▶ [SET PROBLEM]: Wherever the word "matplotlib" appears in a line, copy that line.

▶ [DATA]:

'''

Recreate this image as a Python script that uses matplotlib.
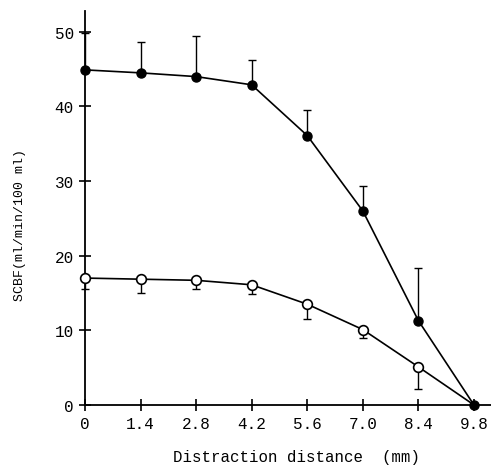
import matplotlib.pyplot as plt
import numpy as np

plt.rcParams['font.family'] = ['Liberation Mono', 'DejaVu Sans Mono']

# Daten
distance = [0, 1.4, 2.8, 4.2, 5.6, 7.0, 8.4, 9.8]
filled_mean = [44.9, 44.5, 44.0, 42.9, 36.1, 26.0, 11.3, 0.0]
filled_err_up = [5.0, 4.2, 5.5, 3.3, 3.4, 3.4, 7.0, 0.0]
open_mean = [17.0, 16.85, 16.7, 16.1, 13.5, 10.1, 5.1, 0.0]
open_err_down = [1.5, 1.85, 1.2, 1.3, 2.0, 1.1, 2.9, 0.0]

xticks = [0, 1.4, 2.8, 4.2, 5.6, 7.0, 8.4, 9.8]
xticklabels = ['0', '1.4', '2.8', '4.2', '5.6', '7.0', '8.4', '9.8']
yticks = [0, 10, 20, 30, 40, 50]

fig = plt.figure(figsize=(4.91, 4.77), dpi=100)
ax = fig.add_axes([0.173, 0.149, 0.827, 0.826])

zeros = np.zeros(len(distance))

# gefuellte Kreise, Fehlerbalken nach oben
ax.errorbar(distance, filled_mean, yerr=[zeros, filled_err_up], fmt='none',
            ecolor='black', elinewidth=1.0, capsize=3, capthick=1.0, zorder=2)
ax.plot(distance, filled_mean, '-o', color='black', linewidth=1.2,
        markersize=6.5, markerfacecolor='black', zorder=3)

# offene Kreise, Fehlerbalken nach unten
ax.errorbar(distance, open_mean, yerr=[open_err_down, zeros], fmt='none',
            ecolor='black', elinewidth=1.0, capsize=3, capthick=1.0, zorder=2)
ax.plot(distance[:-1], open_mean[:-1], '-o', color='black', linewidth=1.2,
        markersize=7, markerfacecolor='white', markeredgewidth=1.2, zorder=3)
ax.plot(distance[-2:], open_mean[-2:], '-', color='black', linewidth=1.2, zorder=2)

ax.set_xlim(0, 10.23)
ax.set_ylim(0, 52.8)
ax.set_xticks(xticks)
ax.set_xticklabels(xticklabels)
ax.set_yticks(yticks)

for side in ['top', 'right']:
    ax.spines[side].set_visible(False)
for side in ['left', 'bottom']:
    ax.spines[side].set_linewidth(1.3)

ax.tick_params(direction='inout', length=8, width=1.2, labelsize=11.5, pad=4)

ax.set_ylabel('SCBF(ml/min/100 ml)', fontsize=9.5, va='center')
ax.yaxis.set_label_coords(-0.16, 0.46)
ax.set_xlabel('Distraction distance  (mm)', fontsize=11.3, va='center')
ax.xaxis.set_label_coords(0.52, -0.13)

for artist in ax.get_children():
    try:
        artist.set_clip_on(False)
    except Exception:
        pass

fig.savefig('out.png', dpi=100, facecolor='white')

'''

▶ [SOLUTION TO THE EXERCISE]:
Recreate this image as a Python script that uses matplotlib.
import matplotlib.pyplot as plt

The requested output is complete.